Aussi l’abbé M. Ngindu a-t-il parfaitement raison
de dire que « (…) l’E.J.C.S.K. ne peut prétendre
épuiser la réalité du phénomène
Kimbanguiste (…) ». En effet, l’Eglise du
Christ sur la terre par le prophète Simon Kimbangu,
instituée après la disparition de ce dernier,
est, en fait, une version déviationniste, édulcorée
de son projet originel et de sa pensée religieuse et
est, surtout, le résultat des tractations entre les
fonctionnaires coloniaux, affidés des missionnaires
catholiques, et les continuateurs de ce prophète dans
leur quête d’une reconnaissance officielle de
la part de l’Etat colonial. C’est pourquoi on
peut oser penser que, de son vivant, Kimbangu ne serait pas
devenu « kimbanguiste », c’est-à-dire
un adepte de l’E.J.C.S.K. Si la vision du prophète
avait été respectée, cette Eglise aurait
été dénommée simplement «
Eglise kimbanguiste », ce qualificatif ayant alors l’acception
de relatif à Kimbangu et non à Jésus-Christ.
Cependant, malgré son engagement politique et son désaccord
avec le christianisme colonial, compte tenu de sa fidélité
à la Bible et de son attitude envers les croyances
locales, Simon Kimbangu n’est pas un prophète
nigritien. L’E.J.C.S.K. n’est pas davantage un
« symbole de l’africanité ». M. Sinda
se fait l’interprète des observateurs qui ont
pu s’étonner et qui s’étonnent encore
que l’Eglise noire congolaise n’eut point, dans
son désir de retour à une sorte de négritude,
cherché dans le vieux fond religieux Bakongo, sinon
une doctrine religieuse, du moins des points d’appui
rituels ou liturgiques.
Le même auteur note que l’évolution de
l’E.J.C.S.K. se fait dans le sens de l’occidentalisation,
de l’acculturation, de son inféodation au protestantisme
international et conclut que cette Eglise est blanche. J.M.
Ela dénonce « (…) l’arrêt de
l’élan prophétique des mouvements messianiques
dans les nouvelles hiérarchies en place qui, en dérivant
leur combat vers l’imaginaire, se laissent récupérer
par les régimes les plus réactionnaires, à
moins qu’elles ne se mettent directement à leur
service, tel le kimbanguisme ». En effet, à la
différence du nigritisme duquel nous avons dit qu’il
ne peut qu’être engagé, le kimbanguisme
est devenu programatiquement une Eglise dont la doctrine est
purement de type évangélique, soi-disant apolitique.
Son ravalement au rang d’une Eglise chrétienne
protestante constitue de facto une déprophétisation
de son fondateur.
En effet, les fondateurs des autres branches protestantes
(Calvin, Luther…) ne sont pas ou ne se disent pas des
prophètes et n’ont pas, à l’instar
du Congolais, une prétention messianique.
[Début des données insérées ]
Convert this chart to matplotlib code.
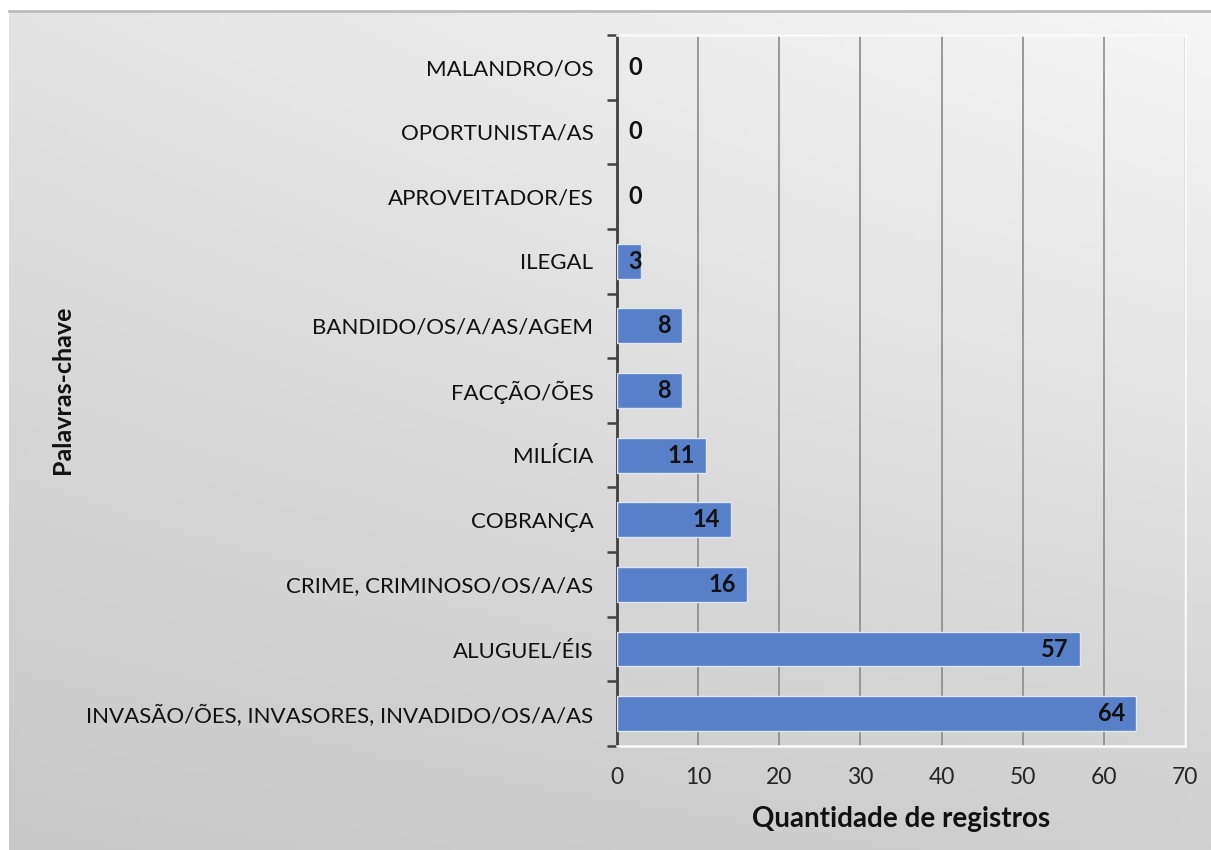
import numpy as np
import matplotlib.pyplot as plt

plt.rcParams['font.family'] = ['Lato', 'DejaVu Sans']

# data (bottom to top, as drawn)
categories = ['INVASÃO/ÕES, INVASORES, INVADIDO/OS/A/AS', 'ALUGUEL/ÉIS',
              'CRIME, CRIMINOSO/OS/A/AS', 'COBRANÇA', 'MILÍCIA', 'FACÇÃO/ÕES',
              'BANDIDO/OS/A/AS/AGEM', 'ILEGAL', 'APROVEITADOR/ES',
              'OPORTUNISTA/AS', 'MALANDRO/OS']
values = [64, 57, 16, 14, 11, 8, 8, 3, 0, 0, 0]
xticks = [0, 10, 20, 30, 40, 50, 60, 70]

W, H = 1211, 850
fig = plt.figure(figsize=(W / 100, H / 100), dpi=100)

# gray gradient panel behind the chart
bg = fig.add_axes([9 / W, 0, 1 - 9 / W, 1 - 11 / H], zorder=0)
gx = np.linspace(0, 1, 200)
gy = np.linspace(0, 1, 200)
X, Y = np.meshgrid(gx, gy)  # Y=0 top row
tl, tr, bl, br = 0.89, 0.965, 0.785, 0.815
shade = (tl * (1 - X) * (1 - Y) + tr * X * (1 - Y) + bl * (1 - X) * Y + br * X * Y)
bg.imshow(np.dstack([shade] * 3), aspect='auto', extent=[0, 1, 0, 1], origin='upper')
bg.set_xticks([])
bg.set_yticks([])
for s in ['left', 'right', 'bottom']:
    bg.spines[s].set_visible(False)
bg.spines['top'].set_color('#bcbcbc')
bg.spines['top'].set_linewidth(2)

ax = fig.add_axes([617 / W, 1 - 746 / H, (1185 - 617) / W, (746 - 35) / H], zorder=1)
ax.patch.set_alpha(0)

y = np.arange(len(categories))
edges = ['#dfe6f3' if v > 0 else 'none' for v in values]
ax.barh(y, values, height=0.54, color='#5880c8', edgecolor=edges, linewidth=1, zorder=3)

for yi, v in zip(y, values):
    if v >= 5:
        ax.annotate(str(v), (v, yi), xytext=(-8, 0), textcoords='offset points',
                    ha='right', va='center', fontsize=17, fontweight='bold', color='#111111', zorder=4)
    else:
        ax.annotate(str(v), (0, yi), xytext=(8, 0), textcoords='offset points',
                    ha='left', va='center', fontsize=17, fontweight='bold', color='#111111', zorder=4)

ax.set_xlim(0, 70)
ax.set_ylim(-0.5, len(categories) - 0.5)
ax.set_xticks(xticks)
ax.set_xticklabels([str(t) for t in xticks], fontsize=16.5, color='#262626')
ax.tick_params(axis='x', length=0, pad=15)
ax.set_yticks(y)
ax.set_yticklabels(categories, fontsize=16, color='#111111')
ax.tick_params(axis='y', length=0, pad=17)
# category boundary ticks on the y axis
ax.set_yticks(np.arange(len(categories) + 1) - 0.5, minor=True)
ax.tick_params(axis='y', which='minor', length=7, width=1.8, color='#404040', direction='out')

ax.grid(axis='x', color='#8a8a8a', linewidth=1.2, zorder=0)
ax.set_axisbelow(True)
ax.spines['left'].set_color('#404040')
ax.spines['left'].set_linewidth(2)
for s in ['top', 'right', 'bottom']:
    ax.spines[s].set_color('#fafafa')
    ax.spines[s].set_linewidth(1.8)

ax.set_xlabel('Quantidade de registros', fontsize=20, fontweight='bold', color='#111111', labelpad=13)
fig.text(62 / W, 1 - 390 / H, 'Palavras-chave', rotation=90, ha='center', va='center',
         fontsize=18, fontweight='bold', color='#111111')

fig.savefig('out.png', dpi=100)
Ce sont des
dissidents, des schismatiques. Simon Kimbangu n’a pas
fait un schisme : il a dit avoir reçu une mission typique
directement de Dieu. En outre, le christianisme étant
une religion révélée par Jésus-Christ
en personne, Fils de Dieu selon la croyance chrétienne,
n’est-ce pas une aberration qu’il y ait un post-prophète
pour en quelque sorte révéler de nouveau ce
qui se présente aujourd’hui comme une sous-branche
de cette même religion ?
Ensuite, reconnaître Simon Kimbangu comme un prophète,
n’est-ce pas rendre contingente l’œuvre de
Jésus-Christ, Fils de Dieu ? Toutes ces incohérences
ne se résolvent que si l’on considère
que l’initiative de Simon Kimbangu visait l’érection
d’une œuvre religieuse autonome, ne relevant pas
de Jésus-Christ ? En négligeant ces considérations,
l’E.J.C.S.K. a trahi Simon Kimbangu.